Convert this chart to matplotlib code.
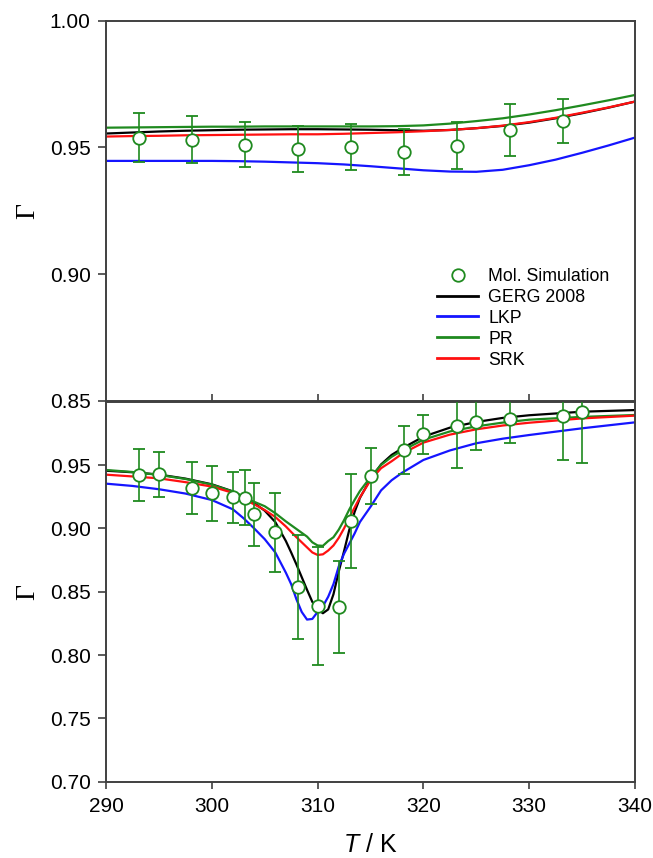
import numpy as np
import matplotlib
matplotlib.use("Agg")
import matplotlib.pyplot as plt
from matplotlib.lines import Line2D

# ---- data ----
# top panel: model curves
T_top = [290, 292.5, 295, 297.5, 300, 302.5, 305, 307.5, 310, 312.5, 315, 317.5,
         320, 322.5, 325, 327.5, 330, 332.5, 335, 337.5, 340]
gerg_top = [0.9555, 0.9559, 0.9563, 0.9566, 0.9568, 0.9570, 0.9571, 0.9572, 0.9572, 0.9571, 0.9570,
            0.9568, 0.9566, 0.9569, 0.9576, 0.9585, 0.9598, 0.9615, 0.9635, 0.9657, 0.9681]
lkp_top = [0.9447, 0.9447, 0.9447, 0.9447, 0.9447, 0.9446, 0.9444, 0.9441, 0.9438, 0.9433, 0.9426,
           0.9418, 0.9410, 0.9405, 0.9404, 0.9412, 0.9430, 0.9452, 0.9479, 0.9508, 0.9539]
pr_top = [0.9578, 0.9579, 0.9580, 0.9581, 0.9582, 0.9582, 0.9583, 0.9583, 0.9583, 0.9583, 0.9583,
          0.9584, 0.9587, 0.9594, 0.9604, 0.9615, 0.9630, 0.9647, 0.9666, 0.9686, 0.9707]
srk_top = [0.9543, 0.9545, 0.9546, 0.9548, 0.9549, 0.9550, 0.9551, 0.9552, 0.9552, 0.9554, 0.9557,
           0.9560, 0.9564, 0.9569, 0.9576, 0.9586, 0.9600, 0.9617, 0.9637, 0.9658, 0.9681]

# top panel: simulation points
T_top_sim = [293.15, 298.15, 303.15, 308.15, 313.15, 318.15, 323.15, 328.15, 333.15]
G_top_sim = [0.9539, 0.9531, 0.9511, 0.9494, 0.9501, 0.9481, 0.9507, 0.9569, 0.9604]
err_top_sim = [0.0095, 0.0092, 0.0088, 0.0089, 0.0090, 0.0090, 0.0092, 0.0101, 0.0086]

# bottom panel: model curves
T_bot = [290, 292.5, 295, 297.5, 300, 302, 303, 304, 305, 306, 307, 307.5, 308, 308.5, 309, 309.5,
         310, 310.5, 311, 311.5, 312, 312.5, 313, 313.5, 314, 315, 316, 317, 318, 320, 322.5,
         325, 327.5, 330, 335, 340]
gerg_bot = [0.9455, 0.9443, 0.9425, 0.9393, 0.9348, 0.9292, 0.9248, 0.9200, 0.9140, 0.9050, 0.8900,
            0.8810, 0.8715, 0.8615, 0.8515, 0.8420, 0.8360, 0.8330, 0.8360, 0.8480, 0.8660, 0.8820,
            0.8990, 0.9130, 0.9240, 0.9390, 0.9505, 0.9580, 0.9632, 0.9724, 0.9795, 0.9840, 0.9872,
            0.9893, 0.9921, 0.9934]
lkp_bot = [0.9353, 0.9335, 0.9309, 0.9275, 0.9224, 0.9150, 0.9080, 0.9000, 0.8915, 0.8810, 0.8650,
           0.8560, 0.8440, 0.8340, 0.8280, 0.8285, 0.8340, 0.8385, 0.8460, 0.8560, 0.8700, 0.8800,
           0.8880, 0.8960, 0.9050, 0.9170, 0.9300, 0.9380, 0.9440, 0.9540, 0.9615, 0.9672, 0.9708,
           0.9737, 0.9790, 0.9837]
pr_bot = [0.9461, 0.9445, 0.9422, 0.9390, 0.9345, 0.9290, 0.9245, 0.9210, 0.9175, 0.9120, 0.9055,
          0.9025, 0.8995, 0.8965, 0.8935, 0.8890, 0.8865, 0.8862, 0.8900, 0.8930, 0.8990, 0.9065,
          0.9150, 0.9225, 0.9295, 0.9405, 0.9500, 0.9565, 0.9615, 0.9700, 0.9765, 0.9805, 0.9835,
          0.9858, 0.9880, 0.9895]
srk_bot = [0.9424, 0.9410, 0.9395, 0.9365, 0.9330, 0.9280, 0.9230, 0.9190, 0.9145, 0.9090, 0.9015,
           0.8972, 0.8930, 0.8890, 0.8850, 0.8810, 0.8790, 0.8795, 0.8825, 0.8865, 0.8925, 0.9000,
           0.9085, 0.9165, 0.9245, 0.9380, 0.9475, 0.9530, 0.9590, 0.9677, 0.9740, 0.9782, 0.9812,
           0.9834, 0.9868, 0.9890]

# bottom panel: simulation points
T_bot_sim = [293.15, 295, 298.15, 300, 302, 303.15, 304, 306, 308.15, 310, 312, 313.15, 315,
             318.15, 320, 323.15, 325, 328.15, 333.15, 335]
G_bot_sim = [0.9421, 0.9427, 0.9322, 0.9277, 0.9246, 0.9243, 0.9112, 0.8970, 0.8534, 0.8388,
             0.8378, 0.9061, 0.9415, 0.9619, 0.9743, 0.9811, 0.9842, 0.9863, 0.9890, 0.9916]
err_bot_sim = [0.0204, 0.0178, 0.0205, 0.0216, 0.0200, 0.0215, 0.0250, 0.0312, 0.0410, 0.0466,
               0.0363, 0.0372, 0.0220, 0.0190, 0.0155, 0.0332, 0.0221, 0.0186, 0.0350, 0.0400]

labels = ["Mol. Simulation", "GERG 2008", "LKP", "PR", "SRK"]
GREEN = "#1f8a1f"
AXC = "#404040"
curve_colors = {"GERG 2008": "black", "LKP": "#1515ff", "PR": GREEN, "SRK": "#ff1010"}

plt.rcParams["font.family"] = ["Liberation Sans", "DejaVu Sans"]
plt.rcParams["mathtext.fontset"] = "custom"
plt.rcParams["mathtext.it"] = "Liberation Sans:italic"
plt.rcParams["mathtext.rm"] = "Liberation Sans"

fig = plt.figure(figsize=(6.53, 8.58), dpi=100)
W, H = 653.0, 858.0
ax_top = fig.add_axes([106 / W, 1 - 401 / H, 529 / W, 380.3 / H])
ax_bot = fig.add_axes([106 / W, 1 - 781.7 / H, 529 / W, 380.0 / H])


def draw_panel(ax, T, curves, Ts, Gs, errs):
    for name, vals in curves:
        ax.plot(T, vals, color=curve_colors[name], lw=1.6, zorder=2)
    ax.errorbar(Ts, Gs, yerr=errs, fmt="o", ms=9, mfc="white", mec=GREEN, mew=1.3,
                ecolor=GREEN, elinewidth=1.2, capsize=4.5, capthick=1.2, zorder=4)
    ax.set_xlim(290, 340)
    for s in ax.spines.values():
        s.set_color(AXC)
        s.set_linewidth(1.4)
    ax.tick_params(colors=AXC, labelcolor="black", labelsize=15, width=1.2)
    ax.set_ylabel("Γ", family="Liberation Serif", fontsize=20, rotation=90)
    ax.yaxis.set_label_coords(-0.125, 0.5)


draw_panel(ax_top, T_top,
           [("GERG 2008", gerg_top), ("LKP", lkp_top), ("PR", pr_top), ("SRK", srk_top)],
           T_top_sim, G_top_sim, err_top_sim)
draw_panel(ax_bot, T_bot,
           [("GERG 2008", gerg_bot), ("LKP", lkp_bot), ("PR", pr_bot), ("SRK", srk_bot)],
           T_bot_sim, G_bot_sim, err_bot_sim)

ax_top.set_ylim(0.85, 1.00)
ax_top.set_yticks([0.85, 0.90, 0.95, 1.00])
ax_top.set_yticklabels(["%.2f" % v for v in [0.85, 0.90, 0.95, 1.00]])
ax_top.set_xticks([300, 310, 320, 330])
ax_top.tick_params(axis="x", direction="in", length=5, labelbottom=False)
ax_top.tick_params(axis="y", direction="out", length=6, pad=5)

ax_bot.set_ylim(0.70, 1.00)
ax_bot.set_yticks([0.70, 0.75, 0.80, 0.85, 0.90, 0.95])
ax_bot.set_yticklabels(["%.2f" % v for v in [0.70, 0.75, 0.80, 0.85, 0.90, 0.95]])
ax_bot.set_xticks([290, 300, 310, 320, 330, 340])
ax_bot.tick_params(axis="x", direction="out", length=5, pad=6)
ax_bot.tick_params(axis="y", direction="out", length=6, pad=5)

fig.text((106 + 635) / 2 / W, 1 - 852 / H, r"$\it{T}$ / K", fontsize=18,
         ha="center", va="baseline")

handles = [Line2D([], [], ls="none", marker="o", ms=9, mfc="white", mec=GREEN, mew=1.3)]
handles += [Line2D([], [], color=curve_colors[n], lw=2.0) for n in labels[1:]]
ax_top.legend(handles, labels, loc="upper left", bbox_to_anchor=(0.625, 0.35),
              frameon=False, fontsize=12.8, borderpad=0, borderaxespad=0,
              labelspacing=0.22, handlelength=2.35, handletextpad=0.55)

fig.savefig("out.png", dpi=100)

■ ■ ■ ■

▸ **TASK BRIEF**: Write out the lines from the start of the material to the line with "from matplotlib.lines import Line2D", inclusive and exactly. Skip the pictures.

▸ **ANSWER TO THE TASK**:
Convert this chart to matplotlib code.
import numpy as np
import matplotlib
matplotlib.use("Agg")
import matplotlib.pyplot as plt
from matplotlib.lines import Line2D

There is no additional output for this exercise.